Her hair was bright purple, and she had big fluorescent-pink gauges in her ears.
Samantha had to wonder what it was like. To not worry at all about standing out like a sore thumb when you walked down the street.
Like a sore thumb or like a brightly colored bird?
She intentionally shifted the thought from the original negative phrasing.
Because of course in her world, standing out was a negative, so she applied a negative term to it.
But you sort of want to stand out. In some ways. You just want everyone to be happy with you also, so…

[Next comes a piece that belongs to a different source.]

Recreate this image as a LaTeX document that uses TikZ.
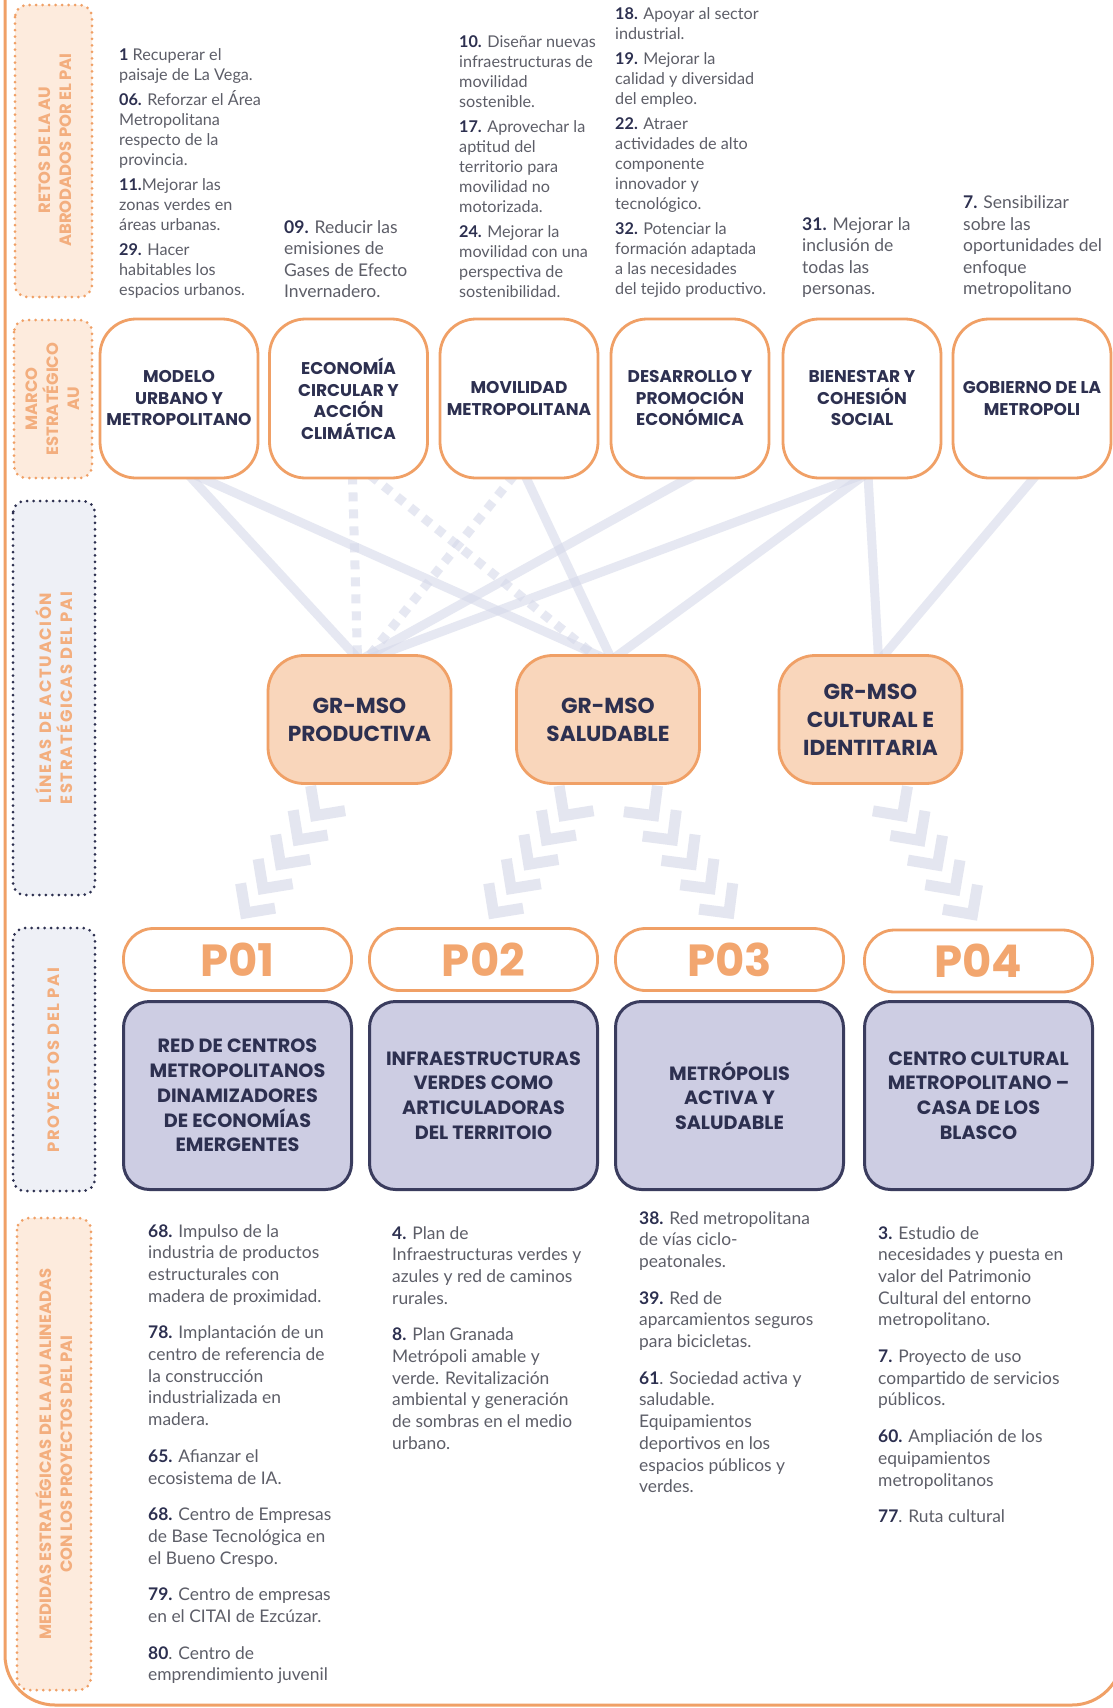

She was the author of many of her own problems. She was beginning to be aware of that. Sure, there were contributing factors. But she’d left everything as it was for so long, unexamined, unthought about, undealt with, and that was on her.
“Samantha Parker,” she told the receptionist.
“Right,” she said. “You’re with Justine. I see that you sent some information in here, so you just need to sign the medical waivers.”
Logan sat next to her while she did.
“I’m sort of surprised you don’t have any tattoos,” she said as she tapped the paper with the tip of her pen.
He lifted a brow. “Who says I don’t?” She whipped her head to the side and looked at him, her eyes roaming over his body without her permission, and her heart started to beat a little bit faster as she took in…all the everything.
Broad shoulders, muscles that she could see through his T-shirt, hard-looking thighs…
She’d seen him shirtless before. Now she was thinking about that.
“Well. You don’t have any that I… That can be…”
“Many people have seen them,” he said, a smile tugging at the corner of his lips.
“Oh. Many people have seen. You didn’t even bother to tell me about them.”
“Privileged information. Usually for drunk girls in bars.”
“Wow.”
Now she wanted to know about the tattoos. Desperately. He really did look like the kind of man who would have them. But like a full sleeve, something very visible. They weren’t. What was that about? Why hadn’t he mentioned it when she had started talking about the tattoo?
“You keep a lot to yourself too,” she said.
“I never said I didn’t.”
“You were all yelling at me about honesty,” she said, scribbling her pen violently against the paper as she signed off on the fact that if she got hepatitis or died of tetanus, the shop wasn’t liable.
“No. I said that I wanted you to be honest about what happened between us. It wasn’t a demand of wholesale honesty. Or spilling of one’s guts.”
“Right. Well. I think that’s made-up. A made-up double standard.”
“Okay,” he said, a shrug in his voice.
“Why aren’t you bothered by that?”
“I never said that I had a burning need to be fair.”
“But people should want to be fair.”
“Why?” She could see that he was amused. She could see it in the way the lines by his eyes scrunched up just a little bit, at the same time the grooves by his mouth deepened. He was holding back a smile.